The biggest decision for the Commonwealth is where to deploy their land units. The choices range from Norway and Denmark in the north, to support in France and the Lowlands, to the Balkans, and down to North Africa. There are also demands for units to defend the United Kingdom from German invasion, and to garrison India, Burma, and Malaysia against partisans. Since land units can arrive in any Commonwealth home country, naval transports are needed to pick up new reinforcements from Canada, South Africa, India, Australia, New Zealand, and any of the Commonwealth controlled minor countries around the globe (where territorial units may arrive). Dragging land (and air) units across the oceans to the combat zones takes planning - and remembering to execute those plans.
One crucial decision is what to do with the 2 HQ units with which the Commonwealth starts the game. One is in the United Kingdom, and G took him across the English Channel to help out France. The other HQ starts in Egypt. He could have been sent to France for additional support. Or he could have led a charge through Libya, heading to Tripoli (an Objective city in the game). G decided to have the second HQ spearhead an invasion of Greece. Athens is also an Objective city, as indicated by having its name in Red.
G notes: The decision to attack Greece was very risky, but had several advantages. If the Allies can land 4 corps in Greece AND take Athens, then Yugoslavia aligns with the Allies. Aligning Yugoslavia with the Allies in early 1940 causes problems for the Axis when they are concurrently attacking France. The Axis always has a hard time helping Greece while Yugoslavia and Bulgaria are neutral. The other nice benefit is that Athens is a victory city and once the Allies are in Greece, it is very hard for the Axis to push them out. I should add that this encourages the Italian navy to sortie to assist Greece, giving the Commonwealth the opportunity to sink Italian ships at sea. Weather in the Med has a better chance of being clear during the winter months than in France and Poland. That provides the best possible weather for land attacks in Greece.

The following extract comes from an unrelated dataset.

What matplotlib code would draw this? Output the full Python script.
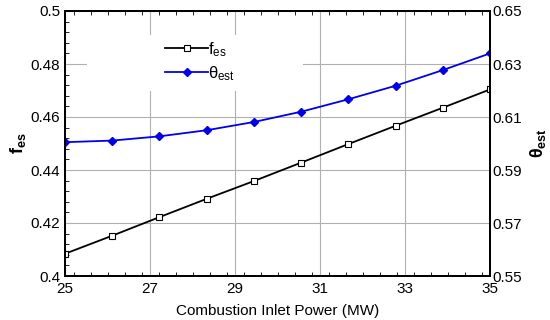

Figure 4-1 shows Greece prior to begin invaded in Nov/Dec 1939. The first wave of invaders were the divisional units. Because we were playing with the optional Amphibious rule, sea-borne invasions could only be performed by: (1) marine corps aboard transports or amphibious units, (2) infantry corps aboard amphibious units, and (3) divisional infantry units aboard a surface ship (e.g., a battleship or a cruiser). The Commonwealth has no marines and no amphibious units. That means until those units were built and arrived as reinforcements, infantry divisions had to perform all sea-borne invasions of enemy controlled hexes. Actually, paratroop units could do airborne invasions, but alas, the Commonwealth doesn’t have any of those units at the start of the war either.
Both France and the Commonwealth declared war on Greece, which chose to align with Germany. The Commonwealth 1-4 division in the Eastern Mediterranean and the French 1-3 division in the Italian Coast are threatening to invade. The Axis has two Greek corps to place on the map. One of them is a mountain unit, whose defensive strength in a mountain hex is tripled (the defensive strength of regular infantry units in mountain hexes is only doubled). Take note of the other Commonwealth naval units in the Eastern Med 3 section box (that’s where the HQ Wavell is). They have a lot of shore bombardment factors. Once the land units get into position to attack Athens, the shore bombardment factors can almost double the total attack factors.
Figure 4-2 shows the progress of the invasion of Greece. The time line begins in the top left, goes across the top, switches to the bottom left, and goes across the bottom.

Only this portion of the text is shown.